Have you already released a previous demo of the game? This is the first I'm hearing of it, although to be honest, I don't follow too many of these projects all that closely.
Now, this is just personal preference, and other people may disagree, but your loops in Green Hills Zone are just way too big. Do you notice how they're so large that the camera not only has to scroll just to keep Sonic on-screen, but the background has to rise up a ton as well? This can be a good thing, or a bad thing. If you want the best effect, shrink your loops down EXCEPT for the last one in the level. The loop takes up a lot of space that other platforms and terrain can't, and naturally leaves a ton of empty space where all you see is the background. As a regular occurrence, it's not a very good idea. What it is good for is a level set-piece. Think about it, the player doesn't have much to do in this part except hold forward, so their attention is going to wander towards the visuals for a good three or four seconds. You have a huge panoramic view of your background in a way that the player wouldn't normally see because there's usually all of the foreground terrain in the way. As a single set-piece, that could work pretty well. Even better would be if you put something special in the background for just that one special location, so the loop frames it in and the player's attention is drawn towards it. For instance, in Shovel Knight, you can see the tower that makes up the final level in the background of the first. Use that special space and timing for some similar foreshadowing or something.

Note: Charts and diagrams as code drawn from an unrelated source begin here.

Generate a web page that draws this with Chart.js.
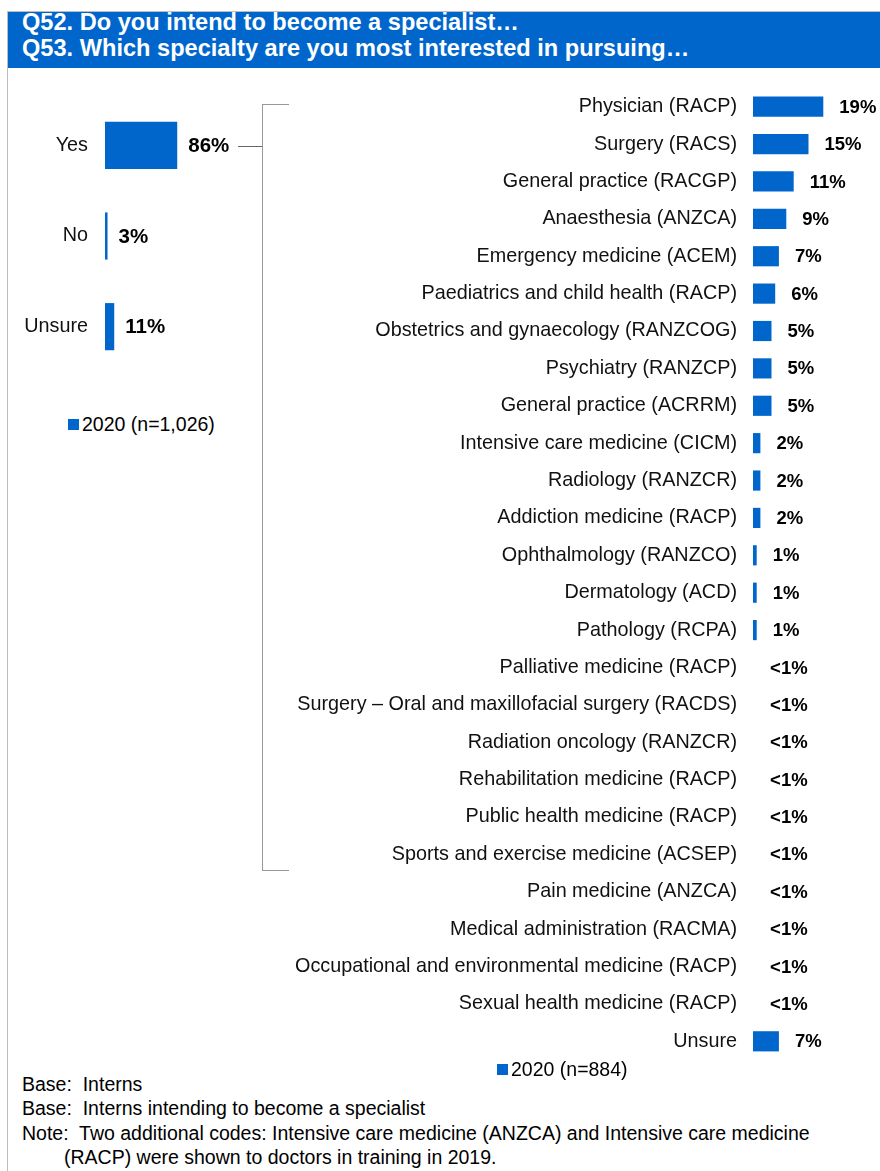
<!DOCTYPE html>
<html>
<head>
<meta charset="utf-8">
<script src="https://cdn.jsdelivr.net/npm/chart.js@4.4.1/dist/chart.umd.min.js"></script>
<style>
  html, body { margin: 0; padding: 0; background: #fff; }
  body { width: 880px; height: 1171px; position: relative; overflow: hidden;
         font-family: "Liberation Sans", Arial, sans-serif; color: #000; }
  .frame { position: absolute; left: 7px; top: 11px; width: 880px; height: 1200px;
           border-left: 1px solid #bdbdbd; border-top: 1px solid #bdbdbd; }
  .header { position: absolute; left: 8px; top: 12px; width: 872px; height: 56px;
            background: #0066CC; color: #fff; font-weight: bold; font-size: 23.6px; }
  .header div { position: absolute; left: 14px; white-space: nowrap; line-height: 26px; }
  .hline { position: absolute; height: 0; border-top: 1.5px solid #999; }
  .vline { position: absolute; width: 0; border-left: 1.5px solid #999; }
  .legend { position: absolute; font-size: 19.5px; white-space: nowrap; line-height: 20px; }
  .legend span.sw { display: inline-block; width: 11px; height: 11px; background: #0066CC;
                    margin-right: 3px; vertical-align: 1px; }
  .note { position: absolute; left: 22px; font-size: 19.5px; white-space: nowrap; line-height: 24px; }
  canvas { position: absolute; }
</style>
</head>
<body>
<div class="frame"></div>
<div class="header">
  <div style="top:-3px">Q52. Do you intend to become a specialist…</div>
  <div style="top:23px">Q53. Which specialty are you most interested in pursuing…</div>
</div>

<!-- bracket joining "Yes" to the specialty list -->
<div class="vline" style="left:262px; top:104px; height:766px"></div>
<div class="hline" style="left:262px; top:104px; width:27px"></div>
<div class="hline" style="left:262px; top:870px; width:27px"></div>
<div class="hline" style="left:238px; top:146px; width:24px; border-top-color:#666"></div>

<canvas id="intend" width="260" height="272" style="left:0; top:100px"></canvas>
<canvas id="specialty" width="600" height="972" style="left:280px; top:88px"></canvas>

<div class="legend" style="left:68px; top:414px"><span class="sw"></span>2020 (n=1,026)</div>
<div class="legend" style="left:497px; top:1059px"><span class="sw"></span>2020 (n=884)</div>

<div class="note" style="top:1072px">Base:&nbsp; Interns</div>
<div class="note" style="top:1096px">Base:&nbsp; Interns intending to become a specialist</div>
<div class="note" style="top:1121px">Note:&nbsp; Two additional codes: Intensive care medicine (ANZCA) and Intensive care medicine</div>
<div class="note" style="top:1145px; left:64px">(RACP) were shown to doctors in training in 2019.</div>

<script>
// Q52
var intendLabels = ['Yes', 'No', 'Unsure'];
var intendValues = [86, 3, 11];

// Q53
var specialtyLabels = [
  'Physician (RACP)',
  'Surgery (RACS)',
  'General practice (RACGP)',
  'Anaesthesia (ANZCA)',
  'Emergency medicine (ACEM)',
  'Paediatrics and child health (RACP)',
  'Obstetrics and gynaecology (RANZCOG)',
  'Psychiatry (RANZCP)',
  'General practice (ACRRM)',
  'Intensive care medicine (CICM)',
  'Radiology (RANZCR)',
  'Addiction medicine (RACP)',
  'Ophthalmology (RANZCO)',
  'Dermatology (ACD)',
  'Pathology (RCPA)',
  'Palliative medicine (RACP)',
  'Surgery – Oral and maxillofacial surgery (RACDS)',
  'Radiation oncology (RANZCR)',
  'Rehabilitation medicine (RACP)',
  'Public health medicine (RACP)',
  'Sports and exercise medicine (ACSEP)',
  'Pain medicine (ANZCA)',
  'Medical administration (RACMA)',
  'Occupational and environmental medicine (RACP)',
  'Sexual health medicine (RACP)',
  'Unsure'
];
// "<1%" rows kept as small values below 1
var specialtyValues = [19, 15, 11, 9, 7, 6, 5, 5, 5, 2, 2, 2, 1, 1, 1,
                       0.3, 0.3, 0.3, 0.3, 0.3, 0.3, 0.3, 0.3, 0.3, 0.3, 7];

var BLUE = '#0066CC';
var FONT = '"Liberation Sans", Arial, sans-serif';

// draws the % label just past the end of each bar
var valueLabels = {
  id: 'valueLabels',
  afterDatasetsDraw: function(chart, args, opts) {
    var ctx = chart.ctx;
    var meta = chart.getDatasetMeta(0);
    var data = chart.data.datasets[0].data;
    ctx.save();
    ctx.font = 'bold ' + opts.size + 'px ' + FONT;
    ctx.fillStyle = '#000';
    ctx.textAlign = 'left';
    ctx.textBaseline = 'middle';
    meta.data.forEach(function(bar, i) {
      var v = data[i];
      var txt = v < 1 ? '<1%' : v + '%';
      ctx.fillText(txt, bar.x + opts.offset, bar.y + 1);
    });
    ctx.restore();
  }
};

function barChart(id, labels, values, o) {
  return new Chart(document.getElementById(id), {
    type: 'bar',
    data: {
      labels: labels,
      datasets: [{
        data: values,
        backgroundColor: function(c) { return c.raw < 1 ? 'rgba(0,0,0,0)' : BLUE; },
        borderWidth: 0,
        categoryPercentage: 1,
        barPercentage: o.thick
      }]
    },
    options: {
      indexAxis: 'y',
      responsive: false,
      animation: false,
      events: [],
      layout: { padding: { left: 0, right: o.padRight, top: 0, bottom: 0 } },
      scales: {
        x: { display: false, min: 0, max: o.max },
        y: {
          grid: { display: false, drawTicks: false },
          border: { display: false },
          ticks: { autoSkip: false, padding: o.tickPad, color: '#111',
                   font: { family: FONT, size: 19.8 } },
          afterFit: function(scale) {
            scale.width = o.axisWidth;
            // rows fill the whole canvas height
            scale.paddingTop = 0;
            scale.paddingBottom = 0;
          }
        }
      },
      plugins: {
        legend: { display: false },
        tooltip: { enabled: false },
        valueLabels: { size: o.labelSize, offset: o.offset }
      }
    },
    plugins: [valueLabels]
  });
}

barChart('intend', intendLabels, intendValues,
  { thick: 0.52, max: 100, padRight: 71, axisWidth: 105, tickPad: 17, labelSize: 20.5, offset: 11 });

barChart('specialty', specialtyLabels, specialtyValues,
  { thick: 0.54, max: 30, padRight: 16, axisWidth: 473, tickPad: 16, labelSize: 18.5, offset: 16 });
</script>
</body>
</html>
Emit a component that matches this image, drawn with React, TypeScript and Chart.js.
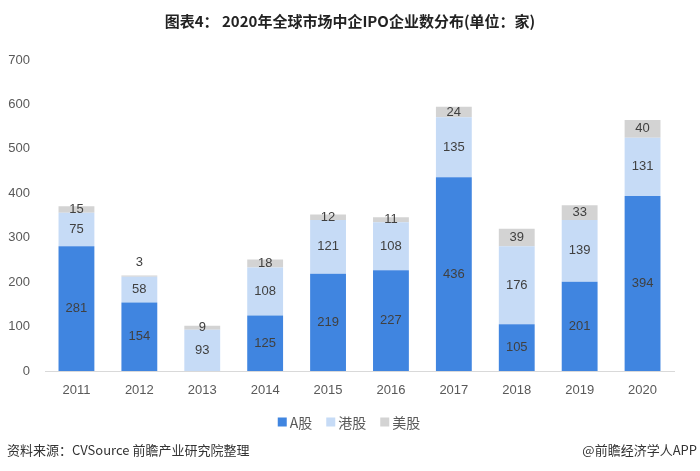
import React, { useEffect, useRef } from "react";
import { Chart, registerables } from "chart.js";

Chart.register(...registerables);

const years = ["2011", "2012", "2013", "2014", "2015", "2016", "2017", "2018", "2019", "2020"];
const aShares = [281, 154, 0, 125, 219, 227, 436, 105, 201, 394];
const hkShares = [75, 58, 93, 108, 121, 108, 135, 176, 139, 131];
const usShares = [15, 3, 9, 18, 12, 11, 24, 39, 33, 40];
const seriesNames = ["A股", "港股", "美股"];
const yTicks = [0, 100, 200, 300, 400, 500, 600, 700];

const titleText = "图表4： 2020年全球市场中企IPO企业数分布(单位：家)";
const sourceText = "资料来源：CVSource 前瞻产业研究院整理";
const brandText = "@前瞻经济学人APP";

const colors = ["#4085e0", "#c6dbf6", "#d3d3d3"];
const FONT = "'Liberation Sans', 'Noto Sans CJK SC', sans-serif";
const CJK = "'Noto Sans CJK SC', 'Liberation Sans', sans-serif";

const decorPlugin = {
  id: "decor",
  afterDatasetsDraw(chart: any) {
    const ctx = chart.ctx;
    // value labels
    ctx.save();
    ctx.font = `13px ${FONT}`;
    ctx.fillStyle = "#404040";
    ctx.textAlign = "center";
    ctx.textBaseline = "middle";
    chart.data.datasets.forEach((ds: any, di: number) => {
      const meta = chart.getDatasetMeta(di);
      meta.data.forEach((bar: any, i: number) => {
        const v = ds.data[i];
        if (!v) return;
        const top = bar.y;
        const bottom = bar.base;
        let y = (top + bottom) / 2;
        if (v < 5) y = top - 13;
        ctx.fillText(String(v), bar.x, y);
      });
    });
    ctx.restore();
  },
  afterDraw(chart: any) {
    const ctx = chart.ctx;
    const W = chart.width;
    ctx.save();
    // title
    ctx.font = `bold 15px ${CJK}`;
    ctx.fillStyle = "#222222";
    ctx.textAlign = "center";
    ctx.textBaseline = "middle";
    ctx.fillText(titleText, 350, 21);
    // legend
    ctx.font = `14px ${CJK}`;
    ctx.textAlign = "left";
    const box = 9;
    const gap = 3;
    const itemGap = 14;
    const widths = seriesNames.map((n) => box + gap + ctx.measureText(n).width);
    const total = widths.reduce((a, b) => a + b, 0) + itemGap * (seriesNames.length - 1);
    let x = 349 - total / 2;
    const ly = 422;
    seriesNames.forEach((n, i) => {
      ctx.fillStyle = colors[i];
      ctx.fillRect(x, ly - box / 2, box, box);
      ctx.fillStyle = "#595959";
      ctx.fillText(n, x + box + gap, ly + 1);
      x += widths[i] + itemGap;
    });
    // footer
    ctx.font = `13px ${CJK}`;
    ctx.fillStyle = "#333333";
    ctx.textAlign = "left";
    ctx.fillText(sourceText, 7, 450);
    ctx.textAlign = "right";
    ctx.fillText(brandText, 697, 450);
    ctx.restore();
  },
};

export default function App() {
  const ref = useRef<HTMLCanvasElement>(null);
  useEffect(() => {
    document.body.style.margin = "0";
    const chart = new Chart(ref.current!, {
      type: "bar",
      data: {
        labels: years,
        datasets: [
          { label: seriesNames[0], data: aShares, backgroundColor: colors[0] },
          { label: seriesNames[1], data: hkShares, backgroundColor: colors[1] },
          { label: seriesNames[2], data: usShares, backgroundColor: colors[2] },
        ],
      },
      options: {
        responsive: false,
        animation: false,
        layout: { padding: { top: 60, right: 26, bottom: 0, left: 0 } },
        datasets: { bar: { barPercentage: 0.57, categoryPercentage: 1 } },
        plugins: {
          legend: { display: false },
          title: { display: false },
          tooltip: { enabled: false },
        },
        scales: {
          x: {
            stacked: true,
            grid: { display: false, drawTicks: false },
            border: { display: true, color: "#d9d9d9", width: 1 },
            ticks: {
              color: "#595959",
              font: { size: 13, family: FONT },
              padding: 12,
            },
            afterFit(scale: any) {
              scale.height = 100;
            },
          },
          y: {
            stacked: true,
            min: 0,
            max: 700,
            afterBuildTicks(scale: any) {
              scale.ticks = yTicks.map((v) => ({ value: v }));
            },
            grid: { display: false, drawTicks: false },
            border: { display: false },
            ticks: {
              color: "#595959",
              font: { size: 13, family: FONT },
              padding: 15,
            },
            afterFit(scale: any) {
              scale.width = 45;
            },
          },
        },
      },
      plugins: [decorPlugin],
    });
    return () => chart.destroy();
  }, []);
  return (
    <div style={{ position: "absolute", left: 0, top: 0, width: 700, height: 471, background: "#fff" }}>
      <canvas ref={ref} width={700} height={471} />
    </div>
  );
}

Second, I'm going to sound insane for saying this, but Sonic seems a little bit *too* fast on this. I mean, yes, Sonic is meant to be a speedy character. However, look at the official 2D games, even the 16-bit ones. Sonic has a top speed that you get used to, that seems to stay consistent proportionally to his sprite size, not including the additional speed from something like the Boost in the later games. 8-bit Sonic is a bit smaller and simpler-looking, and the speed should stay proportionally consistent as well. Maybe something like 80-90% of his natural top speed from the 16-bit games. This game has Sonic charging full blast ahead, and with the smaller sprite sizes, it's a bit excessive. (Also, if you slow Sonic down a touch and possibly scale the screen a bit closer so they're the same size as the Master System, you can make the levels last longer and feel larger while still keeping the same sense of speed for the player)
Other than that, the only real design issue that I can think of is that some of the paired springs in Aqua Planet seem like they'd be a bit too difficult for the player to escape the bounce looping. Like, for example, there's a pair at the beginning of the level where Sonic is only on the ground and able to jump out of the cycle for a split second before getting launched back up to the upside-down spring on the ceiling.